FT reported that John Deere, the biggest tractor maker by sales and revenues, predicted that crop prices will continue to increase through next year, driving farm incomes to record levels.
Deere said that it expected US farm receipts to hit a record USD 359 billion in 2011, well above the previous high of USD 330.5 billion in 2008.
Mr Susan Karlix of Deere’s investor relations department said that "Historically, farm cash receipts for both this year and the previous one are a key driver for agricultural equipment sales."
Deere said that net equipment sales would rise by 18% to 20% in 2011 to USD 27.8 billion to USD 28.3 billion, up from its previous forecast of a 10% to 12% increase in net sales.
The manufacturer said demand across Europe was much stronger than it had expected, with US demand also growing faster than anticipated.

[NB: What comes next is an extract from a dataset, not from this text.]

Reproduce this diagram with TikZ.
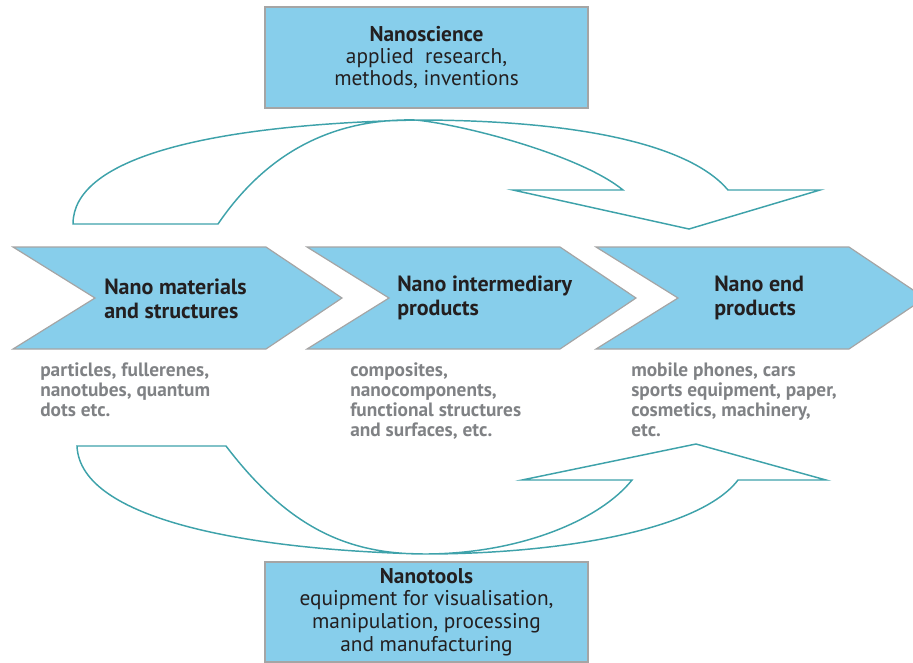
\documentclass[tikz,border=0pt]{standalone}
\usepackage{fontspec}
\setmainfont{PT Sans}
\usetikzlibrary{positioning}
\definecolor{skyfill}{RGB}{135,206,235}
\definecolor{edgegray}{RGB}{165,165,165}
\definecolor{flowteal}{RGB}{62,162,170}
\definecolor{ink}{RGB}{35,31,32}
\definecolor{notegray}{RGB}{128,130,133}

\begin{document}
\begin{tikzpicture}[x=0.75pt,y=-0.75pt,
  box/.style={draw=edgegray,fill=skyfill,line width=0.9pt},
  boxtext/.style={font=\fontsize{16}{16.5}\selectfont,text=ink,align=center},
  title/.style={font=\fontsize{16.5}{18}\selectfont\bfseries,text=ink,align=left,anchor=west,inner sep=0pt},
  note/.style={font=\fontsize{14.5}{15}\selectfont\bfseries,text=notegray,align=left,anchor=north west,inner sep=0pt},
  flow/.style={draw=flowteal,line width=1.1pt,line join=miter}]
\useasboundingbox (0,0) rectangle (913,662);
% Boxes above and below
\node[box,boxtext,minimum width=242.25pt,minimum height=75.75pt] (science) at (426.5,57.5)
  {\textbf{Nanoscience}\\applied\ \ research,\\methods, inventions};
\node[box,boxtext,minimum width=242.25pt,minimum height=75pt,font=\fontsize{16}{17}\selectfont] (tools) at (426.5,612)
  {\textbf{Nanotools}\\equipment for visualisation,\\manipulation, processing\\and manufacturing};
% The three chevrons, left edge at \l
\foreach \l/\n in {13/mat,307/inter,596/end}{
  \coordinate (\n) at (\l,247);
  \draw[box] (\n) -- ++(253,0) -- ++(76,51) -- ++(-76,51) -- ++(-253,0) -- ++(82,-51) -- cycle;
}
% Chevron titles
\node[title] (mattitle) at (104,299) {Nano materials\\and structures};
\node[title] (intertitle) at (397,298) {Nano intermediary\\products};
\node[title] (endtitle) at (714,298) {Nano end\\products};
% Examples under each chevron
\node[note] (matnote) at (40,362) {particles, fullerenes,\\nanotubes, quantum\\dots etc.};
\node[note] (internote) at (350,362) {composites,\\nanocomponents,\\functional structures\\and surfaces, etc.};
\node[note] (endnote) at (631,362) {mobile phones, cars\\sports equipment, paper,\\cosmetics, machinery,\\etc.};
% Upper arrow out of nanoscience
\coordinate (topapex) at (416,120);
\draw[flow] (73,224) -- (218,224)
  .. controls (265,155) and (330,118) .. (topapex)
  .. controls (465,125) and (580,155) .. (623,190)
  -- (513,190) -- (689,229) -- (820,190) -- (728,190)
  .. controls (690,145) and (580,120) .. (topapex)
  .. controls (200,125) and (73,160) .. cycle;
% Lower arrow out of nanotools
\coordinate (botapex) at (424,554);
\draw[flow] (77,446) -- (226,446)
  .. controls (290,530) and (350,554) .. (botapex)
  .. controls (520,554) and (600,520) .. (632,480)
  -- (522,480) -- (696,444) -- (826,480) -- (738,480)
  .. controls (700,530) and (560,554) .. (botapex)
  .. controls (250,550) and (80,520) .. cycle;
\end{tikzpicture}
\end{document}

The company forecast that net income would be about USD 2.5 billion for its current fiscal year, until the end of October 2011, ahead of the USD 2.36 billion Wall Street had been expecting.
Deere issued the outlook as it reported earnings for its fiscal first quarter ahead of analysts' forecasts. The group said net income for the three months to the end of January 2011 more than doubled to a first quarter record of USD 514 million or USD 1.20 per share from USD 243.2 million or 57 cents per share in the same period a year earlier. Wall Street had been expecting about 99 cents per share. Net sales of equipment during the quarter were USD 5.5 billion, up from USD 4.2 billion a year earlier.
Mr Samuel Allen CEO of John Deere said that "Our record first-quarter performance is especially gratifying in light of market conditions that remain below normal levels in certain key sectors."